__The task__: Write out, word for word, every line from the first one through the line that holds "zorder=4, clip_on=False)", and nothing else; skip the pictures.

__Information shown__:
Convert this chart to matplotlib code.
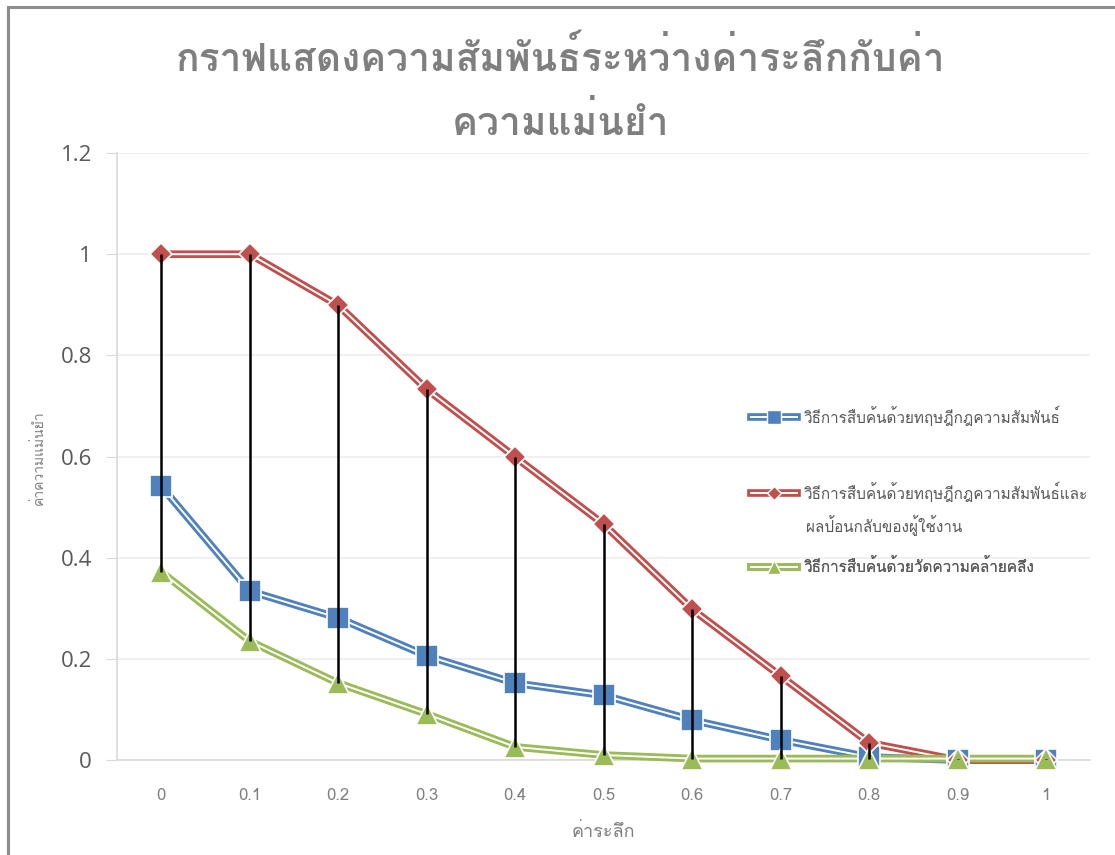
import matplotlib
matplotlib.use("Agg")
import matplotlib.pyplot as plt
import matplotlib.patheffects as pe
from matplotlib import font_manager as fm
from matplotlib.ft2font import FT2Font
from matplotlib.patches import Rectangle
from matplotlib.legend_handler import HandlerTuple

# recall levels on the category axis
recall = ["0", "0.1", "0.2", "0.3", "0.4", "0.5", "0.6", "0.7", "0.8", "0.9", "1"]

# precision of each retrieval method
assoc_rules = [0.541, 0.334, 0.281, 0.206, 0.152, 0.128, 0.079, 0.040, 0.006, 0.0, 0.0]
assoc_feedback = [1.0, 1.0, 0.899, 0.733, 0.599, 0.466, 0.298, 0.166, 0.034, 0.0, 0.0]
similarity = [0.372, 0.235, 0.152, 0.091, 0.026, 0.010, 0.003, 0.003, 0.003, 0.003, 0.003]

labels = [
    "วิธีการสืบค้นด้วยทฤษฎีกฎความสัมพันธ์",
    "วิธีการสืบค้นด้วยทฤษฎีกฎความสัมพันธ์และ",
    "วิธีการสืบค้นด้วยวัดความคล้ายคลึง",
]
label2_cont = "ผลป้อนกลับของผู้ใช้งาน"
colors = ["#4f81bd", "#c0504d", "#9bbb59"]
markers = ["s", "D", "^"]
msizes = [16, 11, 16]
leg_msizes = [10, 7, 10]

title = "กราฟแสดงความสัมพันธ์ระหว่างค่าระลึกกับค่า\nความแม่นยำ"
xlabel = "ค่าระลึก"
ylabel = "ค่าความแม่นยำ"

# pick any installed font that has Thai glyphs
thai_fonts = []
for f in fm.fontManager.ttflist:
    try:
        if 0x0E01 in FT2Font(f.fname).get_charmap() and f.name not in thai_fonts:
            thai_fonts.append(f.name)
    except Exception:
        pass
plt.rcParams["font.family"] = thai_fonts + ["DejaVu Sans"]

grey = "#595959"
fig = plt.figure(figsize=(11.15, 8.55), dpi=100)
ax = fig.add_axes([0.105, 0.111, 0.873, 0.710])

x = list(range(len(recall)))
series = [assoc_rules, assoc_feedback, similarity]
double = lambda c: [pe.Stroke(linewidth=5.5, foreground=c), pe.Normal()]
for ys, c, m, ms in zip(series, colors, markers, msizes):
    ax.plot(x, ys, color="white", lw=1.4, zorder=3, path_effects=double(c), clip_on=False)
    ax.plot(x, ys, ls="none", marker=m, ms=ms, color=c, mec="white", mew=1.2,
            zorder=4, clip_on=False)

# high-low lines between the top and bottom series
hi = [max(v) for v in zip(*series)]
lo = [min(v) for v in zip(*series)]
ax.vlines(x, lo, hi, color="black", lw=1.8, zorder=5)

ax.set_xlim(-0.5, len(recall) - 0.5)
ax.set_ylim(0, 1.2)
ax.set_yticks([0, 0.2, 0.4, 0.6, 0.8, 1.0, 1.2])
ax.set_yticklabels(["0", "0.2", "0.4", "0.6", "0.8", "1", "1.2"],
                   fontsize=16, color=grey, family="Open Sans")
ax.set_xticks(x)
ax.set_xticklabels(recall, fontsize=12, color="#7f7f7f")
ax.tick_params(axis="x", length=0, pad=20)
ax.tick_params(axis="y", length=8, color="#d9d9d9", pad=10)
ax.grid(axis="y", color="#eeeeee", lw=1.2)
ax.set_axisbelow(True)
for s in ["top", "right"]:
    ax.spines[s].set_visible(False)
for s in ["left", "bottom"]:
    ax.spines[s].set_color("#d9d9d9")
    ax.spines[s].set_linewidth(1.2)

ax.set_xlabel(xlabel, fontsize=13, color="#7f7f7f", labelpad=14)
fig.text(0.034, 0.465, ylabel, rotation=90, fontsize=10, color="#7f7f7f",
         ha="center", va="center")

fig.text(0.503, 0.895, title, fontsize=28, color="#7f7f7f", fontweight="bold",
         ha="center", va="center", linespacing=1.75)

# one legend box per entry so each row sits at its own height
legend_tops = [0.542, 0.453, 0.363]
for lab, c, m, ms, top in zip(labels, colors, markers, leg_msizes, legend_tops):
    ln, = ax.plot([], [], color="white", lw=1.4, path_effects=double(c))
    mk, = ax.plot([], [], ls="none", marker=m, ms=ms, color=c, mec="white", mew=1.0)
    leg = ax.legend([(ln, mk)], [lab], handler_map={tuple: HandlerTuple(ndivide=1)},
                    loc="upper left", bbox_to_anchor=(0.661, top),
                    bbox_transform=fig.transFigure, frameon=False, fontsize=11,
                    handlelength=3.0, handletextpad=0.5)
    for t in leg.get_texts():
        t.set_color(grey)
    ax.add_artist(leg)

# wrapped second line of the long legend label
fig.text(0.7225, 1 - 526 / 855, label2_cont, fontsize=11, color=grey,
         ha="left", va="center")

# outer chart frame
fig.add_artist(Rectangle((8 / 1115, -0.1), 1.2, 1.1 - 7 / 855, transform=fig.transFigure,
                         fill=False, ec="#8c8c8c", lw=2.2, clip_on=False))

fig.savefig("out.png", dpi=100)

__Answer below__:
Convert this chart to matplotlib code.
import matplotlib
matplotlib.use("Agg")
import matplotlib.pyplot as plt
import matplotlib.patheffects as pe
from matplotlib import font_manager as fm
from matplotlib.ft2font import FT2Font
from matplotlib.patches import Rectangle
from matplotlib.legend_handler import HandlerTuple

# recall levels on the category axis
recall = ["0", "0.1", "0.2", "0.3", "0.4", "0.5", "0.6", "0.7", "0.8", "0.9", "1"]

# precision of each retrieval method
assoc_rules = [0.541, 0.334, 0.281, 0.206, 0.152, 0.128, 0.079, 0.040, 0.006, 0.0, 0.0]
assoc_feedback = [1.0, 1.0, 0.899, 0.733, 0.599, 0.466, 0.298, 0.166, 0.034, 0.0, 0.0]
similarity = [0.372, 0.235, 0.152, 0.091, 0.026, 0.010, 0.003, 0.003, 0.003, 0.003, 0.003]

labels = [
    "วิธีการสืบค้นด้วยทฤษฎีกฎความสัมพันธ์",
    "วิธีการสืบค้นด้วยทฤษฎีกฎความสัมพันธ์และ",
    "วิธีการสืบค้นด้วยวัดความคล้ายคลึง",
]
label2_cont = "ผลป้อนกลับของผู้ใช้งาน"
colors = ["#4f81bd", "#c0504d", "#9bbb59"]
markers = ["s", "D", "^"]
msizes = [16, 11, 16]
leg_msizes = [10, 7, 10]

title = "กราฟแสดงความสัมพันธ์ระหว่างค่าระลึกกับค่า\nความแม่นยำ"
xlabel = "ค่าระลึก"
ylabel = "ค่าความแม่นยำ"

# pick any installed font that has Thai glyphs
thai_fonts = []
for f in fm.fontManager.ttflist:
    try:
        if 0x0E01 in FT2Font(f.fname).get_charmap() and f.name not in thai_fonts:
            thai_fonts.append(f.name)
    except Exception:
        pass
plt.rcParams["font.family"] = thai_fonts + ["DejaVu Sans"]

grey = "#595959"
fig = plt.figure(figsize=(11.15, 8.55), dpi=100)
ax = fig.add_axes([0.105, 0.111, 0.873, 0.710])

x = list(range(len(recall)))
series = [assoc_rules, assoc_feedback, similarity]
double = lambda c: [pe.Stroke(linewidth=5.5, foreground=c), pe.Normal()]
for ys, c, m, ms in zip(series, colors, markers, msizes):
    ax.plot(x, ys, color="white", lw=1.4, zorder=3, path_effects=double(c), clip_on=False)
    ax.plot(x, ys, ls="none", marker=m, ms=ms, color=c, mec="white", mew=1.2,
            zorder=4, clip_on=False)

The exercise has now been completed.